Must-have features - This will get you started.
- CRUD - Give you at least the basic CRUD (Create, Read, Update, Delete) functionality
- Sorted paging and filtering - Provide a simple way to handle sorted-paging and filtering
- Automatically generated - For the love of all that is good, do NOT write tons of manual data-access plumbing code by hand. Either code generate it, or use a dynamic ORM (like NHibernate)
- Serializable objects - Domain objects should be serializable so you can persist them across the wire (such as store them in a cache). Sometimes this is solved as easily as slapping on attributes to your objects.
- Handles concurrency - Even a where-clause check that simply compares a version (or datetime) stamp.
- Transactions - Support transactions across multiple tables, such as either using the SQL transaction keyword, or the ADO.Net transaction (or something else?)

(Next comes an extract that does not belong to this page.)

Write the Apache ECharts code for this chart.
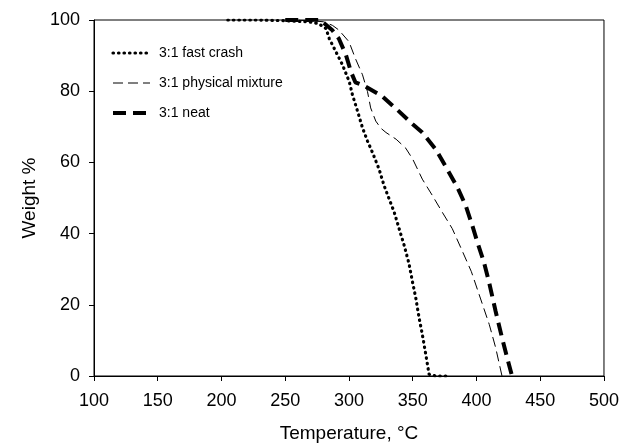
<!DOCTYPE html>
<html>
<head>
<meta charset="utf-8">
<script src="https://cdn.jsdelivr.net/npm/echarts@6/dist/echarts.min.js"></script>
<style>
  html, body { margin: 0; padding: 0; background: #fff; }
  #chart { width: 622px; height: 448px; }
</style>
</head>
<body>
<div id="chart"></div>
<script>
// TGA curves
var fastTemp = [205, 230, 250, 262, 270, 276, 282, 284.5, 289.7, 294.9, 300.2, 302.7, 306.7, 310.6, 314.5, 318.4, 323.6, 327.5, 331.4, 335.4, 339.3, 343.2, 347.1, 349.7, 352.4, 355, 357.5, 360.2, 362.8, 368, 378.5];
var fastWeight = [100, 100, 99.8, 99.6, 99.4, 99.0, 97.6, 94.8, 91.1, 87.4, 82.7, 79.0, 74.4, 69.7, 66.0, 62.8, 58.1, 53.5, 49.8, 46.1, 41.4, 36.8, 31.5, 26.6, 21.9, 16.3, 11.7, 6.1, 0.5, 0, 0];

var physTemp = [250, 270, 280, 287, 292, 300, 305, 310.6, 314.5, 317, 321, 325, 329, 337, 344.5, 350, 357.5, 365.4, 373, 381, 388, 396, 403, 410, 415, 420];
var physWeight = [100, 99.8, 99.5, 98.5, 97.2, 93.9, 89.2, 84.6, 79.9, 75.3, 71.6, 69.6, 68.4, 66.5, 64.0, 60.9, 55.3, 50.7, 46.1, 41.4, 35.8, 29.3, 21.9, 14.5, 8.0, 0];

var neatTemp = [250, 270, 277, 287, 292, 297.6, 301.5, 305, 312, 326, 339, 350, 357.5, 368, 377, 385, 391.5, 396.7, 400.6, 405.8, 409.7, 415, 420, 424, 427.5, 428];
var neatWeight = [100, 100, 100.2, 97.1, 94.8, 90.2, 85.5, 82.5, 81.5, 78.6, 74.4, 70.7, 68.4, 63.7, 58.1, 53.0, 47.9, 42.3, 37.7, 32.0, 26.6, 18.2, 10.8, 5.2, 0.5, 0];

var seriesNames = ['3:1 fast crash', '3:1 physical mixture', '3:1 neat'];

function pairs(xs, ys) {
  var out = [];
  for (var i = 0; i < xs.length; i++) {
    out.push([xs[i], ys[i]]);
  }
  return out;
}

var chart = echarts.init(document.getElementById('chart'));
var font = 'Liberation Sans, Arial, sans-serif';

// line looks, shared by series and legend
var styles = [
  { color: '#000', width: 3.2, type: [0.5, 5], cap: 'round' },
  { color: '#000', width: 1, type: [10, 5] },
  { color: '#000', width: 4, type: [13, 7] }
];

var option = {
  animation: false,
  textStyle: { fontFamily: font },
  grid: {
    left: 94, right: 17, top: 20, bottom: 69,
    show: true, borderColor: '#000', borderWidth: 1
  },
  legend: {
    orient: 'vertical',
    left: 106, top: 41,
    itemWidth: 37, itemHeight: 14, itemGap: 16,
    itemStyle: { opacity: 0 },
    textStyle: { fontSize: 14, color: '#000', fontFamily: font, padding: [0, 0, 0, 4] },
    data: seriesNames.map(function (n, i) {
      return { name: n, lineStyle: styles[i] };
    })
  },
  xAxis: {
    type: 'value',
    min: 100, max: 500, interval: 50,
    name: 'Temperature, °C',
    nameLocation: 'middle',
    nameGap: 48,
    nameTextStyle: { fontSize: 19, color: '#000' },
    axisLine: { lineStyle: { color: '#000', width: 1 } },
    axisTick: { show: true, length: 5, lineStyle: { color: '#000' } },
    axisLabel: { fontSize: 18, color: '#000', margin: 16 },
    splitLine: { show: false }
  },
  yAxis: {
    type: 'value',
    min: 0, max: 100, interval: 20,
    name: 'Weight %',
    nameLocation: 'middle',
    nameGap: 54,
    nameTextStyle: { fontSize: 19, color: '#000' },
    axisLine: { show: true, lineStyle: { color: '#000', width: 1 } },
    axisTick: { show: true, length: 5, lineStyle: { color: '#000' } },
    axisLabel: { fontSize: 18, color: '#000', margin: 14 },
    splitLine: { show: false }
  },
  series: [{
    name: seriesNames[0],
    type: 'line',
    symbol: 'none',
    color: '#000',
    lineStyle: styles[0],
    data: pairs(fastTemp, fastWeight)
  }, {
    name: seriesNames[1],
    type: 'line',
    symbol: 'none',
    color: '#000',
    lineStyle: styles[1],
    data: pairs(physTemp, physWeight)
  }, {
    name: seriesNames[2],
    type: 'line',
    symbol: 'none',
    color: '#000',
    lineStyle: styles[2],
    data: pairs(neatTemp, neatWeight)
  }]
};
chart.setOption(option);
</script>
</body>
</html>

Good-to-have features - When you start scaling up, you're really going to want these.
- FK and unique-index lookups - Provide those extra automatically generated FK and unique-index lookups on your tables.
- Meta-data driven - Perhaps you define your entity model in xml files, and your process generates the rest from that (tables, SP, DAL, entity C# classes, etc...)
- Mocked / Isolation-Framework-friendly - It could provide support for a mock database, or at least create interfaces for all the appropriate classes so you program against the interface instead of concrete classes.
- Batching - (Includes transaction management). If you don't have the ability to batch two DAL calls together, because remote calls are relatively expensive, you'll inevitably start squishing unrelated calls into single spaghetti-blobs for performance reasons.
- Insert an entire grid at once - This could be done via batching, or perhaps SQL 2008's new table value parameter.
- Handle database validation errors - Ability to capture database validation errors and return them to the business tier. For example, checking that a code must be unique. (See: Why put logic in SP?)
- Caching - for performance reasons, you'll eventually want to cache certain types of data. Ideally your DAL reads some cache-object config file and abstracts this all away, so you don't litter your codeBehinds with hard-coded cache calls. [LINK: thoughts on caching]
- Multiple types of databases - Access multiple different types of databases, such as main, historical, reporting, etc...
- Scales out to multiple, partitioned, databases - For example, your main application data store may be partitioned by user SSN, and hence you can spread out the load across multiple databases instead of having one, giant bottleneck.
- Integrate with a validation framework - Perhaps by applying attributes to the entity objects (like what Enterprise Library Validation Block does), you may want your generator to be able to read both database schema info and external override values from an xml file. For example, say you have an Employee object with a "FirstName" property which maps to the EmpInfo table's FirstName column, the generator could pull the varchar length and required attributes from the database column, and then possibly pull a required expression pattern from the override xml file.
- Audit trail for changes made - The business sponsors are going to want to see change history of certain fields, especially security and financial related ones.
- Create UI admin pages - Provide the ability to create the admin UI pages for easy maintenance of each table. Even if you don't actually deploy these, they're a great developer aid.
Wow - These are more advanced
- Partial update of an object - say you have a reusable Employee object with 30 fields, but you only need half those fields in some specific context, it can be beneficial to have a DAL that can be "smart" and updates only the fields that you used in a given context. Perhaps you could add a csv list to the base domain object (that Employee inherits from), and every time a property in Employee is set, it adds the field to that CSV list. Then, it passes that CSV list to the data access strategy, which only updates the fields in that list.
- Provide a data dictionary so it integrates into other processes. Building off the meta-data approach (where you can automatically generate lots of extra plumbing to assist with integration and abstraction layers), you can start doing some really fancy things:
- See every instance in the UI where a DB field was ultimately used
- Provide clients a managed abstraction layer that lets them write their own reports given the UI views - not the backend tables.
- Provide clients a managed abstraction layer that lets them do mass updates of their own data (this is a validation and security nightmare).
- N-level undo - I've never personally implemented or needed this, but I hear CLSA.Net has it.
- Return deep object graphs - Having a domain model is great, but there's the classic OOP - relational data mismatch. ORM mappers explicitly help solve this. Without some sort of ORM mapper, most application inevitably "settle" (?) for a transaction script or table module/active record approach. A deep object graph also requires lazy loading.
- Database independence - Configure your database for easy switch from SQL Server to Oracle. You could do this at compile time by re-writing your code-generator templates. I've heard some architects insist that you should be able to do this at run time as well via a provider model, and updating some information in the config file (I've never personally done this).
Data access is a re-occurring problem, so the community has evolved a lot of different solutions. Consider some of these:
- ORM mappers
- NHibernate - A popular ORM mapper (and check out Hudson Akridge's blog for NHibernate expertise)
- CodeSmith-related (generates code at compile time)
- Microsoft solutions
- Strongly-typed .Net DataSets - This is what .Net first had.
- Linq-to-Sql - Great for RAD apps, but I'm personally not sure how well it scales. Be sure to run SQL-Profiler on its generated sql.
- Microsoft Entity Framework - Microsoft's offering for a domain-model approach (as opposed to their out-of-the-box typed datasets).
- I've heard about, but never personally used these:
- Castle ActiveRecord
- (Probably several others too...)
- In-line SQL from your Aspx codebehind - ha ha, just kidding. Don't even think about it. Seriously... don't.